Les exemples extérieurs lui donnent raison : de 1956 à 1993, la Pologne avait, malgré son ancrage dans la tradition catholique, autorisé l’avortement sous certaines conditions. Cette position a ensuite reculé progressivement, jusqu’en 2020, année durant laquelle l’avortement devint interdit, sauf si la grossesse résulte d’un acte illégal ou s’’il présente un risque pour la vie de la mère ou de l’enfant”.
De même, la Cour suprême des États-Unis, en juin dernier, a supprimé la protection fédérale du droit à l’avortement. Cela n’a pas pour autant convaincu la Commission des lois en France. Le recul du droit à l’IVG aux États-Unis résulte d’une “organisation constitutionnelle propre aux États-Unis d’Amérique, très différente de celle de la France’’ a-t-elle indiqué dans un communiqué de presse.
La Constitution protège les droits sur la durée contrairement à la loi
Une chose est certaine, un droit inscrit dans la Constitution est bien plus difficile à remettre en cause qu’un droit résultant de la seule loi. Mais ce n’est pas au juriste de dire quel droit doit être inscrit dans la Constitution et quel droit n’a pas besoin de l’être.
La majorité au Sénat part du principe que l’IVG et l’accès à la contraception sont des droits acquis et qui ne nécessitent pas leur inscription dans la Constitution. Si aujourd’hui, une minorité de 31 % des Français jugent possible la “remise en cause dans un avenir proche en France” du droit à l’IVG, rien ne peut garantir, selon Mélanie Vogel, qu’un retour dans le passé est inenvisageable. Elle affiche ainsi son désaccord avec la majorité sénatoriale.
Cet article a été rédigé dans le cadre d’un événement organisé le jeudi 13 octobre, avec le soutien de l’OTAN, pour former les lecteurs des Surligneurs à la lutte contre la désinformation dans le domaine du droit.

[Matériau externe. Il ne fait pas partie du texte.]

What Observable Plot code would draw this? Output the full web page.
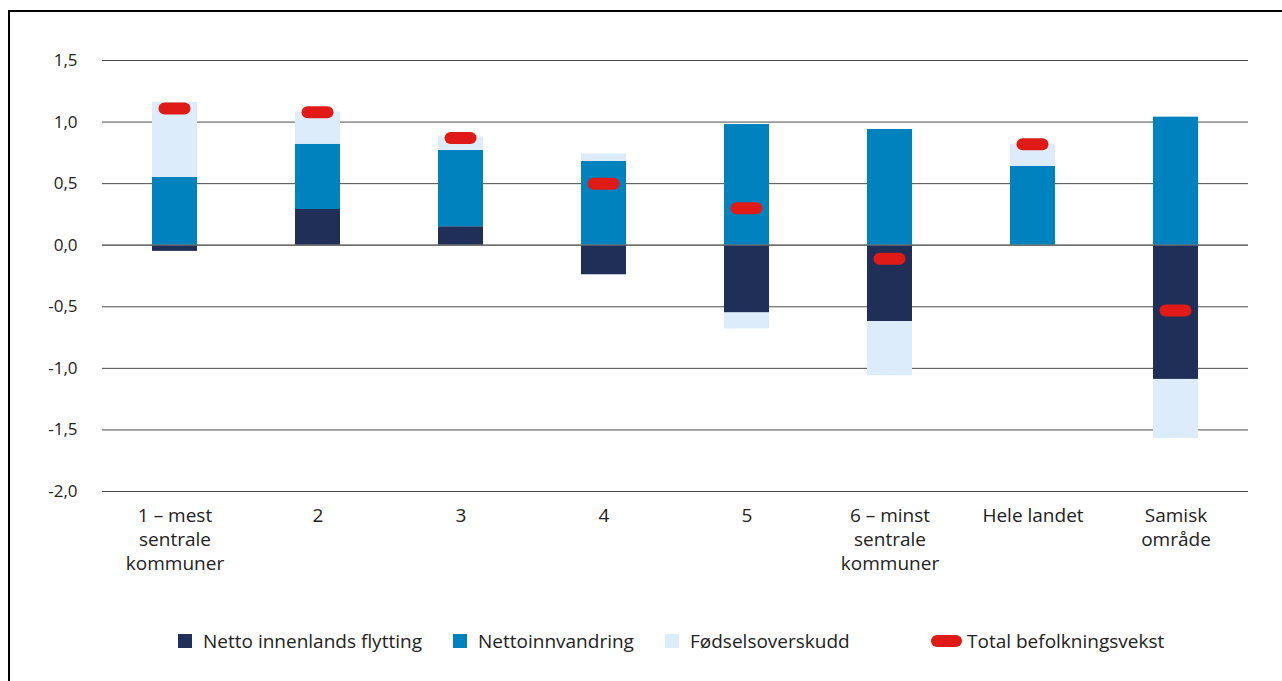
<!DOCTYPE html>
<html>
<head>
<meta charset="utf-8">
<script src="https://cdn.jsdelivr.net/npm/d3@7"></script>
<script src="https://cdn.jsdelivr.net/npm/@observablehq/plot@0.6"></script>
<style>
  html, body { margin: 0; padding: 0; background: #fff; overflow: hidden; }
  body { width: 1282px; height: 681px; position: relative; font-family: "Open Sans", sans-serif; }
  #frame { position: absolute; left: 8px; top: 10px; width: 1290px; height: 700px; border-left: 2px solid #000; border-top: 2px solid #000; }
  #chart { position: absolute; left: 0; top: 0; }
  #legend { position: absolute; left: 0; top: 629px; width: 1282px; height: 24px; font-size: 19px; color: #222; }
  .item { position: absolute; top: 0; display: flex; align-items: center; height: 24px; white-space: nowrap; }
  .sw { display: inline-block; width: 14px; height: 14px; margin-right: 11px; }
  .pill { display: inline-block; width: 31px; height: 12px; border-radius: 6px; margin-right: 5px; }
</style>
</head>
<body>
<div id="frame"></div>
<div id="chart"></div>
<div id="legend"></div>
<script>
const categories = ["1 – mest\nsentrale\nkommuner", "2", "3", "4", "5", "6 – minst\nsentrale\nkommuner", "Hele landet", "Samisk\nområde"];
const seriesNames = ["Netto innenlands flytting", "Nettoinnvandring", "Fødselsoverskudd"];
const totalName = "Total befolkningsvekst";
const nettoInnenlands = [-0.05, 0.29, 0.15, -0.24, -0.55, -0.62, 0.0, -1.09];
const nettoInnvandring = [0.55, 0.53, 0.62, 0.68, 0.98, 0.94, 0.64, 1.04];
const fodselsoverskudd = [0.61, 0.26, 0.11, 0.06, -0.13, -0.44, 0.18, -0.48];
const totalVekst = [1.11, 1.08, 0.87, 0.50, 0.30, -0.11, 0.82, -0.53];
const yTicks = [-2, -1.5, -1, -0.5, 0, 0.5, 1, 1.5];
const colors = ["#202f58", "#0082be", "#dcecfa"];
const totalColor = "#e01b17";

const seriesValues = [nettoInnenlands, nettoInnvandring, fodselsoverskudd];
const stacked = [];
seriesValues.forEach((vals, s) => {
  categories.forEach((c, i) => stacked.push({cat: c, series: seriesNames[s], value: vals[i]}));
});
const totals = categories.map((c, i) => ({cat: c, value: totalVekst[i]}));

const fmt = d => d.toFixed(1).replace(".", ",");

const chart = Plot.plot({
  width: 1282,
  height: 610,
  marginLeft: 102,
  marginRight: 34,
  marginTop: 60,
  marginBottom: 119,
  style: {fontFamily: "Open Sans, sans-serif", fontSize: "17px", color: "#222", background: "transparent"},
  x: {domain: categories, paddingInner: 0.685, paddingOuter: 0.3425, label: null},
  y: {domain: [-2, 1.5], label: null},
  color: {domain: seriesNames, range: colors},
  marks: [
    Plot.ruleY(yTicks, {stroke: "#4a4a4a", strokeWidth: 1}),
    Plot.barY(stacked, {x: "cat", y: "value", z: "series", fill: "series", order: seriesNames}),
    Plot.ruleY([0], {stroke: "#6a6a6a", strokeWidth: 1.2}),
    Plot.tickY(totals, {x: "cat", y: "value", stroke: totalColor, strokeWidth: 12, strokeLinecap: "round", insetLeft: 12.5, insetRight: 12.5}),
    Plot.axisY(yTicks, {tickSize: 0, tickPadding: 25, tickFormat: fmt, fontSize: 17}),
    Plot.axisX({tickSize: 0, tickPadding: 13, fontSize: 19, lineHeight: 1.27})
  ]
});
document.getElementById("chart").appendChild(chart);

const legend = document.getElementById("legend");
const lefts = [178, 453, 665, 931];
seriesNames.forEach((n, i) => {
  const d = document.createElement("div");
  d.className = "item";
  d.style.left = lefts[i] + "px";
  d.innerHTML = `<span class="sw" style="background:${colors[i]}"></span><span>${n}</span>`;
  legend.appendChild(d);
});
const t = document.createElement("div");
t.className = "item";
t.style.left = lefts[3] + "px";
t.innerHTML = `<span class="pill" style="background:${totalColor}"></span><span>${totalName}</span>`;
legend.appendChild(t);
</script>
</body>
</html>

L’activité proposée était un événement en ligne d’une journée sous la forme d’un “legalthon” consacré à l’État de droit. RESILEX visait à rassembler des chercheurs en droit, des étudiants, des personnes d’influence, des journalistes et le grand public afin d’améliorer la résilience de la société dans le domaine de l’État de droit et de la démocratie. Les participants ont surveillé l’actualité et ont repéré les informations erronées ou les approximations juridiques présentes dans les propos des personnalités publiques.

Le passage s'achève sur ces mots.